The handstand was flawless, straight up in the air, then as I began to narrate the walk over part something went terribly wrong. Instead of languidly placing my feet over onto the floor into a spectacular backbend, I crash landed into the coffee table. My entire shin scraped down the edge of the table removing most of the skin from the bone. But we were 15 so we laughed and laughed as I held my shin and secretly cried inside. It took many long minutes for it to even bleed. It was that deep. To this day I proudly wear not only the scar, but also the dent to my shin bone that resulted from my over-inflated sense of confidence.
All in all the lower half of my legs are keepers; they’ve been involved in all the hijinks and travel my feet have instigated. Every now and then one of my calves will cramp just to let me know it’s still there and maybe needs a little attention. So I take it to a yoga class and stretch it or to the gym or most recently I took both of them up, then down over 200 steps in a lighthouse. They were very chatty about that the next day.

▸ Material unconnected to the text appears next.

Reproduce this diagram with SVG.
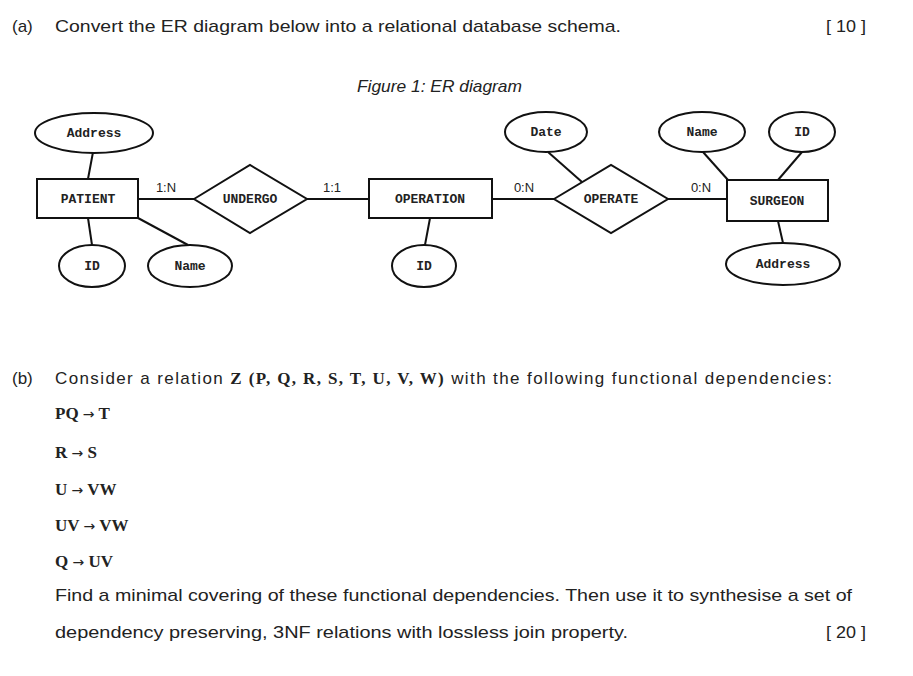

Body parts speak but we’re usually too busy crafting stories with our mind about other more pressing matters such as hairstyles and deadlines. More importantly we are speaking to our body parts all the time; usually unconsciously and mostly negatively. Or we ignore them all together. Every day as you rush through your morning or bedtime routine, stop and take a little extra time to massage oil or lotion into all your parts, cooing and sharing sweet nothings with them. Each time you catch yourself berating your thighs or upper arms consider instead how valuable they are to your very existence. They’ll love your for it and they’ll respond in kind.
I have a great affinity for my calves and shins as they are the only part of my leg that usually sees daylight. My thighs often misbehave so I seldom let them out, but from the tops of my calves to the tips of my toes all is copasetic.